Analysis of Barnsley's 1-1 draw with Huddersfield Town at Oakwell on Saturday. The Reds stayed eight points from safety.


Calling this one of the best performances of this abysmal season is like picking out the tallest Oompah Loompah, the fastest snail or your favourite dictator from history.

It’s been a shocking campaign of nearly constant misery but this display in a Yorkshire derby draw, while far from perfect, was improved enough from previous games to be a positive afternoon in a still very bleak situation.

The Reds fell behind for a sixth successive home game but, unlike earlier in the season when a goal seemed to gut them, they did not panic and showed good character to level 12 minutes later against the run of play.

While the away fans, whose side were eighth before the game, booed at the final whistle, the home supporters seemed reasonable pleased.

Huddersfield had the better chances overall with seven of the nine shots on goal, but it was so much better than recent performances that it generated positivity about Poya Asbaghi’s impact so far and his potential to make further improvements in the near future.

If this progress continues across the remaining 25 games, with a good January window, the Reds have a fine chance of staying up.

In Text Promo Image


Barnsley, unlike for most this season, suddenly looked like a well-organised side who had been working on a clearly understood gameplan in training. Asbaghi’s first two matches, with next to no time on the training pitch, had seen them play very defensively.

But - after a first full week in training under him - they attacked far more in the first half of this match than in both the previous two as they had had time to add attacking plans to the defensive structure the new man prioritised. They faded slightly after the break but defended well to collect what could be a valuable point.

Various players have said it has been vital to be given clear instructions by Asbaghi and to have an identity as a team, implying that was not the case under his predecessor Markus Schopp.

Some interesting new tactics emerged. The Reds had a centre-back regularly moving into midfield to add an extra body in their weakest area, the two wide centre-backs marauded up the wings at times, and the front three were regularly switching places.

It may seem the bare minimum requirement of a professional sports team to work on specific plans to hurt their opposition and cover their own weaknesses, but no such strategies had been evident for much of the season.


Barnsley are the lowest scorers in the Championship but, with Carlton Morris in the team, that looks likely to change.

Morris was outstanding - winning the most headers of any Barnsley player, regularly getting the ball back with good pressing, beating men on marauding attacking runs and showing excellent movement.

He probably should have scored more than one goal but, once he regains sharpness after three months out, is sure to add to his tally of eight for the club for whom he has made just ten league starts. He had the Reds’ only two shots on target and he had the confidence and swagger to try various turns, tricks and touches which has been missing from the team for most of the season.

His goal was his first since his controversial winner over Rotherham in April, which essentially put the Reds in the play-offs.
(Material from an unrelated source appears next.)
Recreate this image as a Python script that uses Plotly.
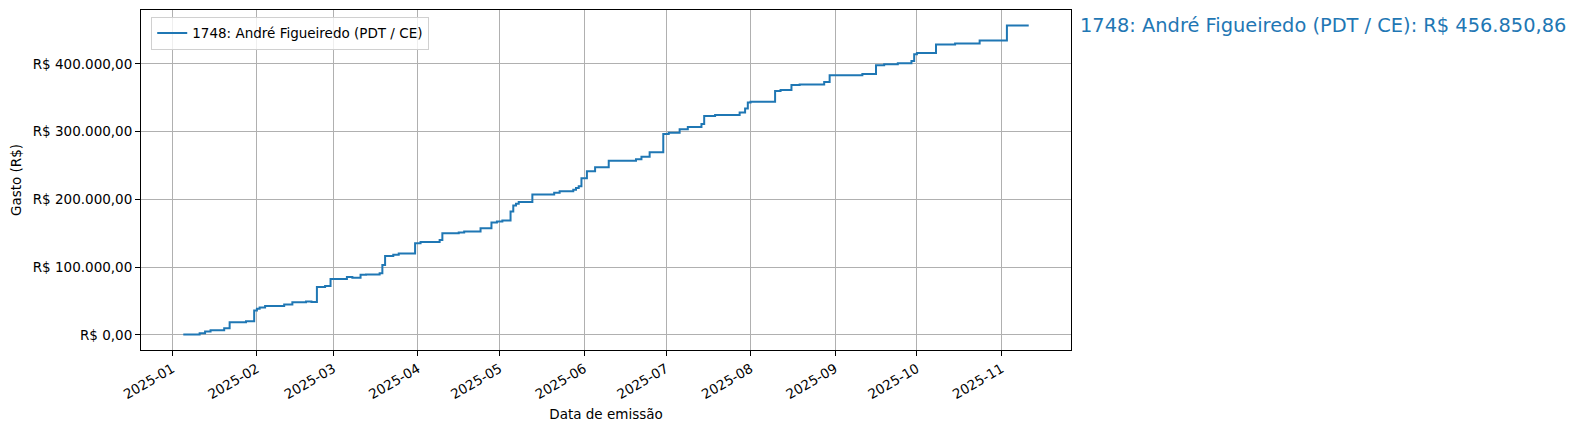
import plotly.graph_objects as go
import pandas as pd

# datas de emissão e gasto acumulado
datas = [
    "2025-01-05", "2025-01-11", "2025-01-13", "2025-01-15", "2025-01-20", "2025-01-22",
    "2025-01-28", "2025-01-31", "2025-02-01", "2025-02-02", "2025-02-04", "2025-02-11",
    "2025-02-14", "2025-02-19", "2025-02-21", "2025-02-23", "2025-02-26", "2025-02-28",
    "2025-03-06", "2025-03-08", "2025-03-11", "2025-03-13", "2025-03-18", "2025-03-19",
    "2025-03-20", "2025-03-23", "2025-03-25", "2025-03-31", "2025-04-02", "2025-04-09",
    "2025-04-10", "2025-04-16", "2025-04-18", "2025-04-24", "2025-04-28", "2025-04-30",
    "2025-05-02", "2025-05-05", "2025-05-06", "2025-05-07", "2025-05-08", "2025-05-13",
    "2025-05-21", "2025-05-23", "2025-05-28", "2025-05-29", "2025-05-30", "2025-05-31",
    "2025-06-02", "2025-06-05", "2025-06-10", "2025-06-20", "2025-06-22", "2025-06-25",
    "2025-06-30", "2025-07-02", "2025-07-06", "2025-07-09", "2025-07-14", "2025-07-15",
    "2025-07-19", "2025-07-28", "2025-07-30", "2025-07-31", "2025-08-01", "2025-08-10",
    "2025-08-12", "2025-08-16", "2025-08-19", "2025-08-28", "2025-08-30", "2025-09-11",
    "2025-09-16", "2025-09-19", "2025-09-24", "2025-09-29", "2025-09-30", "2025-10-01",
    "2025-10-08", "2025-10-15", "2025-10-24", "2025-11-03", "2025-11-11",
]
gasto_acumulado = [
    500, 2400, 4900, 6800, 9800, 18700,
    20200, 36000, 38600, 40600, 42500, 45000,
    48000, 49200, 48600, 70700, 72200, 82600,
    85600, 84500, 88600, 89300, 91000, 103000,
    116300, 118300, 120300, 135200, 137100, 140100,
    149900, 151000, 152500, 157500, 165900, 167300,
    168800, 182200, 191100, 193600, 196100, 207400,
    210000, 211900, 214400, 216900, 219300, 231200,
    241600, 247500, 257100, 259400, 263000, 269800,
    296600, 298600, 303600, 307000, 311400, 323300,
    324800, 328400, 334300, 343200, 344100, 360000,
    361500, 368800, 369800, 373200, 383500, 385000,
    398000, 399400, 400900, 404300, 414200, 416200,
    428800, 430200, 434500, 456850.86, 456850.86,
]
rotulo = "1748: André Figueiredo (PDT / CE)"
total = 456850.86
y_ticks = [0, 100000, 200000, 300000, 400000]
x_ticks = pd.date_range("2025-01-01", "2025-11-01", freq="MS")


def brl(v):
    s = f"{v:,.2f}".replace(",", "X").replace(".", ",").replace("X", ".")
    return "R$ " + s


df = pd.DataFrame({"data": pd.to_datetime(datas), "gasto": gasto_acumulado})

# margens de 5% como no matplotlib
x0, x1 = df["data"].min(), df["data"].max()
dx = (x1 - x0) * 0.05
y0, y1 = df["gasto"].min(), df["gasto"].max()
dy = (y1 - y0) * 0.05

fig = go.Figure()
fig.add_trace(go.Scatter(
    x=df["data"], y=df["gasto"], mode="lines", line_shape="hv",
    line=dict(color="#1f77b4", width=2), name=rotulo, showlegend=True,
))

fig.add_annotation(
    x=1.008, xref="paper", y=total, yref="y", xanchor="left", yanchor="middle",
    text=f"{rotulo}: {brl(total)}", showarrow=False,
    font=dict(size=19.4, color="#1f77b4"),
)

eixo = dict(
    showline=True, linecolor="black", linewidth=1, mirror=True,
    showgrid=True, gridcolor="#b0b0b0", gridwidth=1, automargin=False,
    ticks="outside", ticklen=5, tickcolor="black", zeroline=False,
    tickfont=dict(size=13.5, color="black"),
)

# a página tem 8px de margem no body, por isso l/t menores
fig.update_layout(
    width=1578, height=430,
    margin=dict(l=133, r=515, t=2, b=88),
    paper_bgcolor="white", plot_bgcolor="white",
    font=dict(family="DejaVu Sans", size=13.5, color="black"),
    xaxis=dict(
        eixo, range=[x0 - dx, x1 + dx], tickvals=x_ticks,
        tickformat="%Y-%m", tickangle=-30,
        title=dict(text="Data de emissão", font=dict(size=13.5), standoff=8),
    ),
    yaxis=dict(
        eixo, range=[y0 - dy, y1 + dy], tickvals=y_ticks,
        ticktext=[brl(v) for v in y_ticks],
        title=dict(text="Gasto (R$)", font=dict(size=13.5), standoff=10),
    ),
    legend=dict(
        x=0.011, y=0.98, xanchor="left", yanchor="top",
        bgcolor="rgba(255,255,255,0.8)", bordercolor="#d0d0d0", borderwidth=1,
        font=dict(size=13.5),
    ),
)

fig.write_html("out.html")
His return to scoring form could help them reach their new goal of safety.


There were other strong performances from goalkeeper Brad Collins who made six saves and Mads Andersen, who looked imperious in the middle of the back three.

Andersen had swapped places with Michal Helik, who moved to the right of the back three. He was at fault for Huddersfield’s goal with a poor pass but gained an assist for the equaliser, and overall was solid as he made the most clearances and blocks.

The wing-backs Callum Styles and Callum Brittain both looked back to somewhere near their best. Styles broke forward well as he has done for several games, and combined well with Morris, while Brittain swung in a series of good crosses.

Earlier in the season, it looked as though the wing-backs had no clear instructions on how to balance their defensive and attacking roles but here they seemed to add a good width and balance to the side.

They both dropped back to form a flat back five when Huddersfield had the ball, out of which left centre-back Liam Kitching appeared to have permission to charge forward and help win the ball in central midfield.

The middle has been a real area of concern for the Reds, but Claudio Gomes and Romal Palmer seemed to be picked as the most ‘battling’ possible pairing with Josh Benson dropped after a dip in form.

They occasionally lost the ball but were bailed out by the back three, while overall they battled well against Huddersfield’s star man Lewis O’Brien and Scott High who is from Barnsley. They were not as impressive after the break as the Terriers had most of the ball and the Reds tired.

Palmer made the most tackles and interceptions while he was involved with some good first half moves.


This positive point has to be followed up with victories to close the eight-point gap to safety, ideally a first away win of the season at Preston next week.

Preston are 18th, so one of the clubs Barnsley will hope to drag into the relegation scrap. After that game, the Reds play three of the top seven in their last the games of 2021 so the trip to Deepdale feels like another enormous match.

They will hope for another positive week in training which brings further improvement.

The next step will be to sharpen their attack further.

Barnsley put some excellent moves together against Huddersfield, passing the ball around with one touch football, but often lacked the final killer pass, cross or finish.